While some early risers will squeeze in a quick workout before work, doing so at a gym will be nearly impossible – unless your manager proves extra generous.

Switzerland’s gyms tend to open after 8 am and close at 9.30 pm during the week, which is why you’re more likely to find the Swiss working out after work, either right before dinner, or a good while after.

Some Swiss also like to hit the gym early on a Saturday morning anywhere between 8.30 am. and 12 pm.

Village, district, and club festivals

Three quarters of the people living in Switzerland take every opportunity to be a part of their community by partaking in smaller festivities hosted by villages, districts, or clubs (Vereine).

The latter are great if you happen to be a member of a local social or sports club and are typically held over the weekend.

Card and board games

While you can always invite a few friends over for a board game night on a Friday, many Swiss choose to sign up with local card game clubs, such as all-time favourite Jassen – Switzerland’s national card game – to face more serious competition

READ ALSO: Jass – What is Switzerlands national card game?

Typically, meet-ups take place during the week anywhere from 7pm until 10pm or on a Saturday afternoon from 2pm onwards.

A total of 76 percent of Swiss people listed card and board games as an activity they enjoy doing in their leisure time. So, next time you’re looking to befriend a Swiss, why not suggest a round of Monopoly?


Some of Switzerland’s largest festivals have also made the list with seven out of ten people in the country joining large scale celebrations such as the August 1st (Bundesfeiertag), Fasnacht and various music festivals.


Cinemas are a firm weekend favourite for the Swiss, but unlike in many other European countries that show entire movies without any interruptions (barring the odd cellphone!), in Switzerland most movies break up in the middle allowing the audience to use the loo and buy (more) snacks.

Though the Swiss love late night showings on a Saturday, many also visit the cinema on a Monday or Tuesday. Depending on the canton, district, or town you reside in, many Swiss cinemas grant a 20 percent discount on Mondays or Tuesdays because that day is dubbed the official ‘Kinotag’ (cinema day).


According to a 2020 study by the Verband der Zoologischen Gärten, a third of Swiss zoo visitors (33 percent) had been to a zoo in the past 24 months. Almost half (47 percent) visited a zoo two or three times in that time and 12 percent said they had been to the zoo roughly four to five times.

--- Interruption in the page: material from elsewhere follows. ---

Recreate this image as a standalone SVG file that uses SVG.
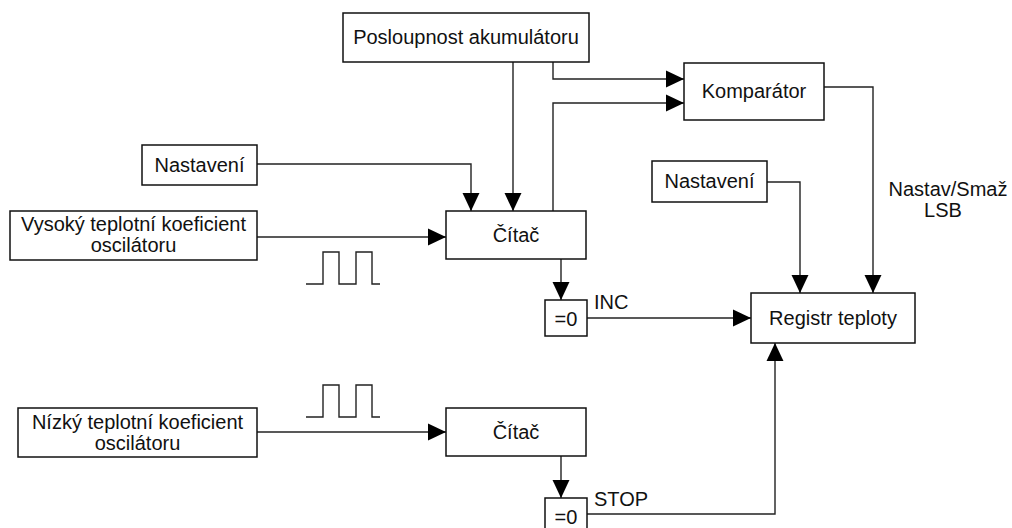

Zoo Zurich counted 1’270’000 visitors in 2021 alone.

Needless to say, the Swiss love their zoos and when asked where that love originates 26 percent of visitors said their admiration for zoos is fuelled by a need to protect and care for the wildlife.

Another 23 percent of visitors said their motivation for going so frequently is to learn more about the animals, while 22 percent think zoos are vital for children.

As with hiking, most Swiss people leave their zoo visits for the weekend or whenever their kids are off school.

Botanical Gardens

Switzerland has an array of wonderful botanical gardens where visitors are enchanted by thousands of native flowers and plant species. Around 48 percent of the Swiss population enjoys frequenting the country’s botanical gardens, particularly during the icy winter!

In Zurich, you can visit not one but eight botanical gardens with the most popular being the Botanischer Garten der Universität Zürich. The garden welcomes visitors from 7 am until 7 pm during the week (March – September) and 8 am – 6 pm in the winter months for free.

Though particularly popular on the weekends, many Zurich city dwellers pay the garden a visit at lunchtime to marvel at its over 7,000 different plant species and enjoy an inexpensive lunch at the university’s canteen. Pssst, the latter is intended for students and researchers, but anyone is welcome!

Night clubs

This one may come as a bit of a shock, but a few select Swiss, namely 37 percent, do like to live it up in a night club from time to time! If you’re looking to dance the night away, remember that Swiss night clubs generally don’t open before 11pm and the party definitely doesn’t start before the clock strikes midnight.

Those looking to make the most of their money may still want to arrive early as most clubs shut their doors at 4am.